As is the case with a good many careers, Brady did not get his storybook ending. He retired briefly, returned amidst a very public divorce, and endured a season where the Buccaneers won the NFC South at 8-9, backing into the playoffs in the worst division in football. That season ended on two sour notes, with Brady playing in (but not finishing) the Week 18 game against the Falcons and watching from the sidelines as the franchise earned their first-ever win in a game he started. Tampa Bay then was thumped 31-14 by the Cowboys, and that was that. It would be fair to say that this year, with all its reminders of football mortality even for legends, probably took its toll on him.

There will be no way to escape Brady, not today and probably not ever. His career will be endlessly celebrated by anyone who didn’t come to loathe him over the years. Brady will soon be a fixture on FOX Sports, yucking it up with the crew and casually reminding us of his Super Bowl wins and glory days. Mute buttons exist for a reason, though, and he can’t hurt us in the same way from the booth that he did on the field. Those highlight reels and casual mentions of certain soul-destroying February days are going nowhere, but time is at least some kind of salve for those stings, too.

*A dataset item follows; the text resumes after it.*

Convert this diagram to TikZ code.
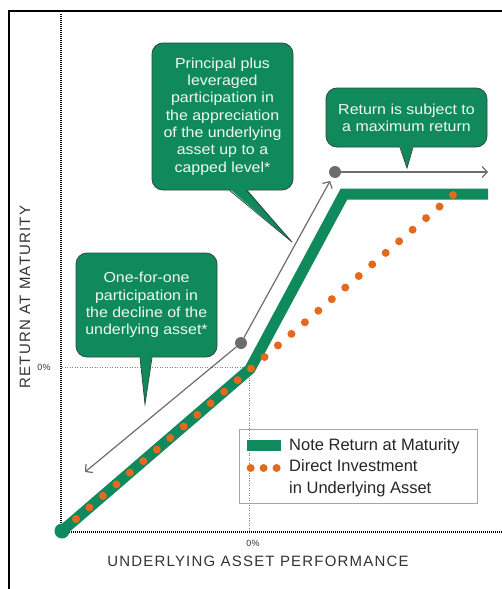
\documentclass[tikz,border=0pt]{standalone}
\usepackage{fontspec}
\setmainfont{Liberation Sans}
\newfontfamily\calloutfont[FakeStretch=1.1]{Liberation Sans}
\newfontfamily\axisfont[LetterSpace=8]{Liberation Sans}
\usetikzlibrary{arrows.meta, positioning, calc}
\definecolor{notegreen}{HTML}{10895C}
\definecolor{calloutedge}{HTML}{2E4A3E}
\definecolor{dotorange}{HTML}{E2691E}
\definecolor{guidegrey}{HTML}{6B6C6E}
\definecolor{labeltext}{HTML}{333333}

\begin{document}
\begin{tikzpicture}[x=1pt, y=-1pt,
    callout/.style={draw=calloutedge, line width=0.8pt, fill=notegreen,
        rounded corners=11pt, text=white!94!notegreen, align=center, inner sep=0pt,
        font=\calloutfont\fontsize{14.5}{17.3}\selectfont},
    pointeredge/.style={draw=calloutedge, line width=0.8pt},
    greydot/.style={circle, fill=guidegrey, minimum size=12pt, inner sep=0pt},
    guidearrow/.style={draw=guidegrey, line width=1.2pt,
        -{Straight Barb[length=5pt, width=11pt]}},
    axisline/.style={line width=1.1pt, dash pattern=on 1pt off 1pt},
    zeroline/.style={draw=gray, line width=0.8pt, dash pattern=on 1pt off 1.5pt},
    axislabel/.style={text=labeltext, font=\axisfont\fontsize{15}{17}\selectfont},
    zerolabel/.style={text=labeltext, font=\fontsize{9}{10}\selectfont},
    legendtext/.style={anchor=west, inner sep=0pt, text=black!85, align=left,
        font=\fontsize{16.5}{22}\selectfont}]
    \useasboundingbox (0,0) rectangle (502,589);
    \draw[line width=2.2pt] (502,11) -- (9,11) -- (9,589);

    % axes and zero guides
    \coordinate (origin) at (61,532);
    \draw[axisline] (61,14) -- (origin) -- (502,532);
    \draw[zeroline] (62,367) -- (249,367) -- (249,531);
    \node[zerolabel] (yzero) at (44,367) {0\%};
    \node[zerolabel] (xzero) at (253,543) {0\%};
    \node[axislabel, rotate=90] (ylabel) at (25,297) {RETURN AT MATURITY};
    \node[axislabel] (xlabel) at (258,561) {UNDERLYING ASSET PERFORMANCE};

    % note return and direct investment
    \coordinate (start) at (62,531);
    \coordinate (kink) at (250,369);
    \coordinate (capL) at (344,194);
    \coordinate (capR) at (488,194);
    \draw[notegreen, line width=11pt, line join=miter] (start) -- (kink) -- (capL) -- (capR);
    \fill[notegreen] (start) circle (7.5);
    \coordinate (dotA) at (76,519);
    \coordinate (dotB) at (453,195);
    \foreach \k in {0,...,28}
        \fill[dotorange] ($(dotA)!\k/28!(dotB)$) circle (4);

    % grey guide arrows
    \node[greydot] (lowdot) at (241,343) {};
    \node[greydot] (updot) at (335,172) {};
    \coordinate (downtip) at (85,472);
    \coordinate (righttip) at (488,172);
    \draw[guidearrow] (lowdot) -- (downtip);
    \draw[guidearrow, shorten >=4pt] (lowdot) -- (updot);
    \draw[guidearrow] (updot) -- (righttip);

    % callouts
    \node[callout, minimum width=141pt, minimum height=147pt] (capbox) at (222.5,116.5)
        {Principal plus\\leveraged\\participation in\\the appreciation\\of the underlying\\asset up to a\\capped level*};
    \node[callout, minimum width=161pt, minimum height=59pt] (maxbox) at (406.5,117.5)
        {Return is subject to\\a maximum return};
    \node[callout, minimum width=141pt, minimum height=104pt] (declbox) at (146.5,305)
        {One-for-one\\participation in\\the decline of the\\underlying asset*};
    \coordinate (captip) at (292,242);
    \coordinate (maxtip) at (407,168);
    \coordinate (decltip) at (145,404);
    \fill[notegreen] ($(capbox.south)+(7,-1.5)$) -- (captip) -- ($(capbox.south)+(24,-1.5)$) -- cycle;
    \draw[pointeredge] ($(capbox.south)+(7,0)$) -- (captip) -- ($(capbox.south)+(24,0)$);
    \fill[notegreen] ($(maxbox.south)+(-6.5,-1.5)$) -- (maxtip) -- ($(maxbox.south)+(6.5,-1.5)$) -- cycle;
    \draw[pointeredge] ($(maxbox.south)+(-6.5,0)$) -- (maxtip) -- ($(maxbox.south)+(6.5,0)$);
    \fill[notegreen] ($(declbox.south)+(-6.5,-1.5)$) -- (decltip) -- ($(declbox.south)+(5.5,-1.5)$) -- cycle;
    \draw[pointeredge] ($(declbox.south)+(-6.5,0)$) -- (decltip) -- ($(declbox.south)+(5.5,0)$);

    % legend
    \node[draw=gray!70, line width=0.8pt, minimum width=238pt, minimum height=74pt,
          inner sep=0pt] (legend) at (358,466) {};
    \fill[notegreen] ($(legend.north west)+(8,11)$) rectangle +(34,11);
    \foreach \dx in {12,25,38}
        \fill[dotorange] ($(legend.west)+(\dx,2)$) circle (4);
    \node[legendtext] (legnote) at (289,446) {Note Return at Maturity};
    \node[legendtext] (leginv) at (289,478) {Direct Investment\\in Underlying Asset};
\end{tikzpicture}
\end{document}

The important thing is that we don’t have to wonder whether Brady might land back in the NFC South, providing some sort of last-minute jolt to a would-be contender in the division. This

How the retirement impacts the NFC South

As I mentioned above, this is a deeply unsettled division, just as it was a year ago when Brady sort-of retired. Only the Falcons and maybe Saints have a would-be starting quarterback under contract in Desmond Ridder and Jameis Winston, and neither guy is guaranteed to be under center Week 1. Only the Falcons ($56.4 million estimated today) have any cap space to work with in 2023, as the Panthers are close to $10 million underwater and the Buccaneers and Saints are 31st and 32nd in cap space, each in the red by more than $55 million.

Brady was unlikely to return to the Buccaneers, but there was always the chance the Panthers or Saints could’ve made a run at him, hoping to squeeze a season of contention out of the aging but still annoyingly effective quarterback. This eliminates even that remote possibility, and we’re left to face the worst division in football having multiple teams with no clear path to immediate improvement. The Buccaneers, in particular, seem likely to return to irrelevance over the short term.

Atlanta is the best-positioned team here by a wide margin, which makes nailing this offseason so crucial. The Panthers are likely to be feisty under Frank Reich if they can find a quarterback, the Saints are unlikely to go a way entirely, and the Bucs have talent even if they don’t have any easy way to peel a top quarterback loose from the draft or another team. Only the Falcons have a potential young starter at quarterback, plenty of draft capital, and the money to make sweeping improvements to a roster that has major holes and still has managed to stay reasonably competitive. It’s fair to say that Atlanta’s window to contend is wide open in a way it has not been for a while.

They’ll do so in an NFL where quarterbacks who have been at the top of the heap for years or even decades are either nearing retirement or actually retiring, and the end of Brady’s career is one Falcons fans surely welcome.